• [Data provided]:
__________________________________________________

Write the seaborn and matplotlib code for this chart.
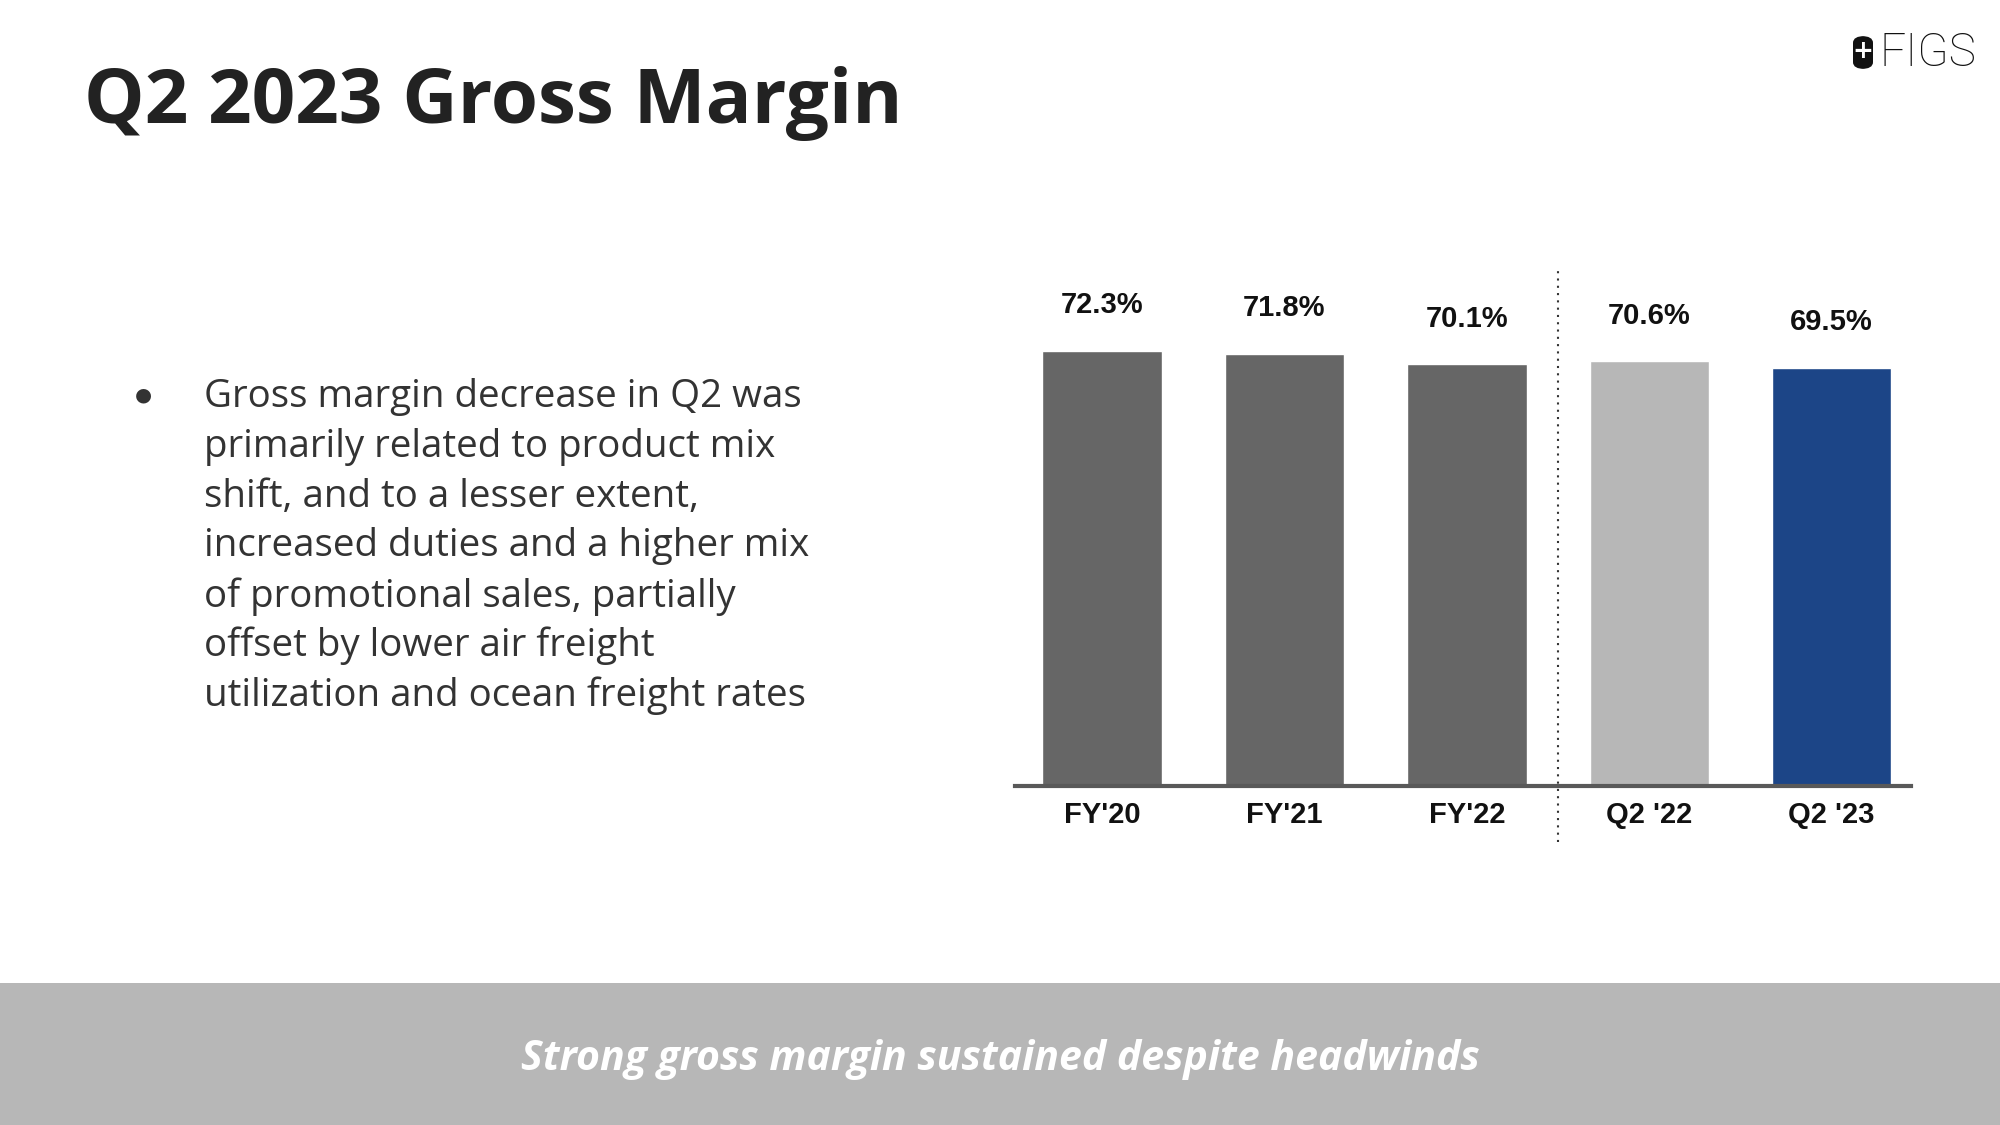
import numpy as np
import pandas as pd
import seaborn as sns
import matplotlib.pyplot as plt
from matplotlib.patches import Rectangle, FancyBboxPatch

######################### Data ###########################
categories = ["FY'20", "FY'21", "FY'22", "Q2 '22", "Q2 '23"]
margins = [72.3, 71.8, 70.1, 70.6, 69.5]
bar_colors = ["#666666", "#666666", "#666666", "#b7b7b7", "#1c4587"]

title = "Q2 2023 Gross Margin"
bullet_lines = [
    "Gross margin decrease in Q2 was",
    "primarily related to product mix",
    "shift, and to a lesser extent,",
    "increased duties and a higher mix",
    "of promotional sales, partially",
    "offset by lower air freight",
    "utilization and ocean freight rates",
]
footer = "Strong gross margin sustained despite headwinds"
##########################################################

sns.set_style("white")
plt.rcParams['font.family'] = ['Liberation Sans', 'DejaVu Sans']

df = pd.DataFrame({"period": categories, "margin": margins})

fig = plt.figure(figsize=(20, 11.25), dpi=100)
ax = fig.add_axes([0.5077, 0.3013, 0.4477, 0.5347])

sns.barplot(
    data=df,
    x="period",
    y="margin",
    hue="period",
    palette=bar_colors,
    width=0.655,
    legend=False,
    saturation=1,
    ax=ax,
)

ax.set_ylim(0, 100)
ax.set_xlim(-0.475, 4.434)
ax.set_xlabel("")
ax.set_ylabel("")
ax.set_yticks([])
for side in ["left", "right", "top"]:
    ax.spines[side].set_visible(False)
ax.spines["bottom"].set_color("#595959")
ax.spines["bottom"].set_linewidth(3)
ax.tick_params(axis="x", length=0, pad=11)
for lbl in ax.get_xticklabels():
    lbl.set_fontsize(21)
    lbl.set_fontweight("bold")
    lbl.set_color("#111111")

# value labels above bars
for i, v in enumerate(margins):
    ax.text(i, v + 7.6, f"{v:.1f}%", ha="center", va="center",
            fontsize=21, fontweight="bold", color="#111111")

# dotted separator between annual and quarterly
ax.plot([2.5, 2.5], [-9.3, 85.7], linestyle=(0, (1, 2.5)), color="#333333",
        linewidth=1.5, clip_on=False)

# title
fig.text(0.042, 1 - 103 / 1125, title, fontsize=55, fontweight="bold", color="#222222",
         family=["Open Sans", "DejaVu Sans"], ha="left", va="center")

# bullet text
fig.text(143 / 2000, 1 - 395 / 1125, "\u25cf", fontsize=14, color="#333333",
         ha="center", va="center", family=["DejaVu Sans"])
for k, line in enumerate(bullet_lines):
    fig.text(204 / 2000, 1 - (397 + k * 49.8) / 1125, line, fontsize=27.7,
             color="#333333", family=["Open Sans", "DejaVu Sans"],
             ha="left", va="center")

# footer band
fig.patches.append(Rectangle((0, 0), 1, 0.1262, transform=fig.transFigure,
                             facecolor="#b7b7b7", edgecolor="none", zorder=0))
fig.text(0.5, 1 - 1059 / 1125, footer, fontsize=29.5, fontweight="bold", style="italic",
         color="white", family=["Open Sans", "DejaVu Sans"],
         ha="center", va="center")

# logo
fig.patches.append(FancyBboxPatch((1853 / 2000, 1 - 69 / 1125), 20 / 2000, 33 / 1125,
                                  boxstyle="round,pad=0,rounding_size=0.006",
                                  transform=fig.transFigure, facecolor="#111111",
                                  edgecolor="none"))
fig.text(1863 / 2000, 1 - 51 / 1125, "+", fontsize=18, fontweight="bold",
         color="white", ha="center", va="center", family=["DejaVu Sans"])
fig.text(1879 / 2000, 1 - 53 / 1125, "FIGS", fontsize=33, fontweight="light",
         color="#111111", family=["Roboto", "DejaVu Sans"], ha="left", va="center")

fig.savefig("out.png", dpi=100)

__________________________________________________

• [What you need to do]: Reproduce the full listing above verbatim, with no pictures included.

• [Written answer]:
Write the seaborn and matplotlib code for this chart.
import numpy as np
import pandas as pd
import seaborn as sns
import matplotlib.pyplot as plt
from matplotlib.patches import Rectangle, FancyBboxPatch

######################### Data ###########################
categories = ["FY'20", "FY'21", "FY'22", "Q2 '22", "Q2 '23"]
margins = [72.3, 71.8, 70.1, 70.6, 69.5]
bar_colors = ["#666666", "#666666", "#666666", "#b7b7b7", "#1c4587"]

title = "Q2 2023 Gross Margin"
bullet_lines = [
    "Gross margin decrease in Q2 was",
    "primarily related to product mix",
    "shift, and to a lesser extent,",
    "increased duties and a higher mix",
    "of promotional sales, partially",
    "offset by lower air freight",
    "utilization and ocean freight rates",
]
footer = "Strong gross margin sustained despite headwinds"
##########################################################

sns.set_style("white")
plt.rcParams['font.family'] = ['Liberation Sans', 'DejaVu Sans']

df = pd.DataFrame({"period": categories, "margin": margins})

fig = plt.figure(figsize=(20, 11.25), dpi=100)
ax = fig.add_axes([0.5077, 0.3013, 0.4477, 0.5347])

sns.barplot(
    data=df,
    x="period",
    y="margin",
    hue="period",
    palette=bar_colors,
    width=0.655,
    legend=False,
    saturation=1,
    ax=ax,
)

ax.set_ylim(0, 100)
ax.set_xlim(-0.475, 4.434)
ax.set_xlabel("")
ax.set_ylabel("")
ax.set_yticks([])
for side in ["left", "right", "top"]:
    ax.spines[side].set_visible(False)
ax.spines["bottom"].set_color("#595959")
ax.spines["bottom"].set_linewidth(3)
ax.tick_params(axis="x", length=0, pad=11)
for lbl in ax.get_xticklabels():
    lbl.set_fontsize(21)
    lbl.set_fontweight("bold")
    lbl.set_color("#111111")

# value labels above bars
for i, v in enumerate(margins):
    ax.text(i, v + 7.6, f"{v:.1f}%", ha="center", va="center",
            fontsize=21, fontweight="bold", color="#111111")

# dotted separator between annual and quarterly
ax.plot([2.5, 2.5], [-9.3, 85.7], linestyle=(0, (1, 2.5)), color="#333333",
        linewidth=1.5, clip_on=False)

# title
fig.text(0.042, 1 - 103 / 1125, title, fontsize=55, fontweight="bold", color="#222222",
         family=["Open Sans", "DejaVu Sans"], ha="left", va="center")

# bullet text
fig.text(143 / 2000, 1 - 395 / 1125, "\u25cf", fontsize=14, color="#333333",
         ha="center", va="center", family=["DejaVu Sans"])
for k, line in enumerate(bullet_lines):
    fig.text(204 / 2000, 1 - (397 + k * 49.8) / 1125, line, fontsize=27.7,
             color="#333333", family=["Open Sans", "DejaVu Sans"],
             ha="left", va="center")

# footer band
fig.patches.append(Rectangle((0, 0), 1, 0.1262, transform=fig.transFigure,
                             facecolor="#b7b7b7", edgecolor="none", zorder=0))
fig.text(0.5, 1 - 1059 / 1125, footer, fontsize=29.5, fontweight="bold", style="italic",
         color="white", family=["Open Sans", "DejaVu Sans"],
         ha="center", va="center")

# logo
fig.patches.append(FancyBboxPatch((1853 / 2000, 1 - 69 / 1125), 20 / 2000, 33 / 1125,
                                  boxstyle="round,pad=0,rounding_size=0.006",
                                  transform=fig.transFigure, facecolor="#111111",
                                  edgecolor="none"))
fig.text(1863 / 2000, 1 - 51 / 1125, "+", fontsize=18, fontweight="bold",
         color="white", ha="center", va="center", family=["DejaVu Sans"])
fig.text(1879 / 2000, 1 - 53 / 1125, "FIGS", fontsize=33, fontweight="light",
         color="#111111", family=["Roboto", "DejaVu Sans"], ha="left", va="center")

fig.savefig("out.png", dpi=100)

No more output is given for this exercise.